In a report posted on their website, the Suzuki Foundation said “381 grizzly bears were killed in B.C. last year, the majority of which were shot by hunters in the annual legal trophy hunt across the province.”
They are concerned that the hunt, coupled with ongoing industrial development in the area, means more and more bears will be killed each year.
“The continued legal killing of grizzlies for sport here in B.C. is happening at a time when the ‘great bear’ has perhaps never been more at risk from mega-projects that threaten to degrade and destroy its sensitive habitat,” said Dr. Faisal Moola, director of terrestrial conservation at the Foundation.
“Projects such as the proposed Northern Gateway oil pipeline that will penetrate into the Great Bear Rainforest, and the recently approved Jumbo Glacier Resort in southeastern B.C. will further threaten the survival of grizzlies,” Moola added. “These populations are already under enormous pressure from trophy hunting, increasing conflicts with humans as towns, resorts, and other recreation areas expand into bear habitat, and climate change.”

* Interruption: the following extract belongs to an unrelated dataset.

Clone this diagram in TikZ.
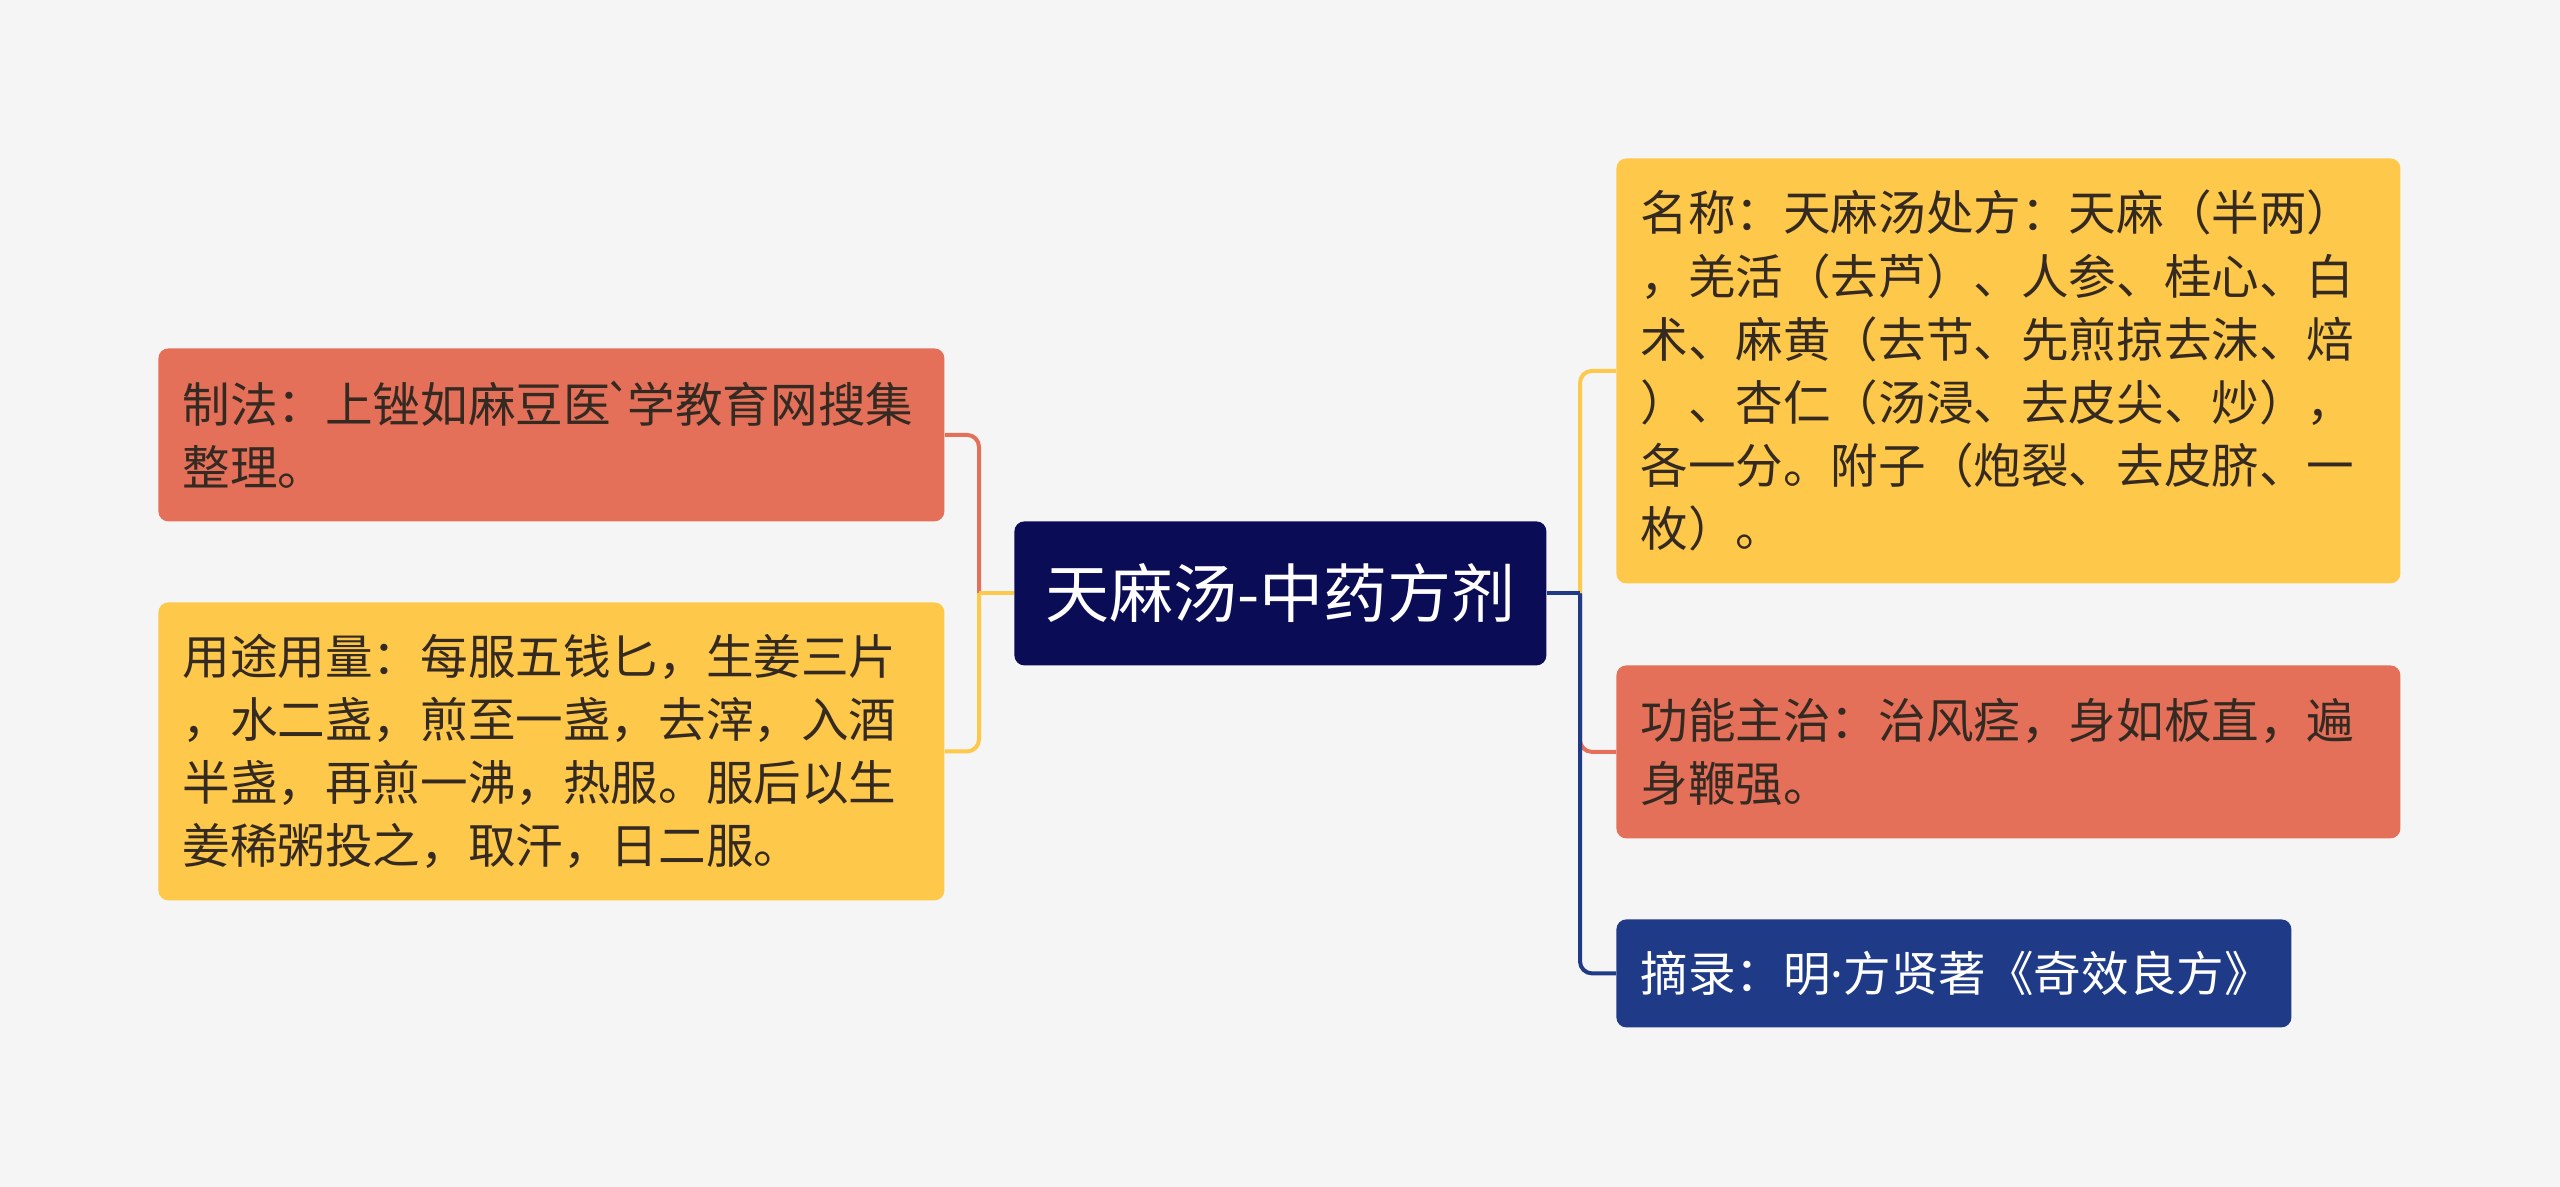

The Raincoast Conservation Foundation said they would like to see large areas of the bears’ habitat off-limits to trophy hunting, and to see the area protected to ensure the bears have a future.
The David Suzuki Foundation said there was a 20 per cent increase in grizzly bear deaths from 2010 to 2011, and 87 per cent of these deaths are attributable to the legal trophy hunt.
The David Suzuki Foundation is calling on the provincial government to work with First Nations and others to implement a network of Grizzly Bear Management Areas (GBMAs), bear parks, where the species can roam, feed and breed without the threat of trophy hunting and further degradation of their sensitive habitat from development activities, such as mining, oil and gas production and transport and new resorts.
A petition has been started to ask the government to stop the trophy hunt every year.
So far it has more than 16,000 signatures.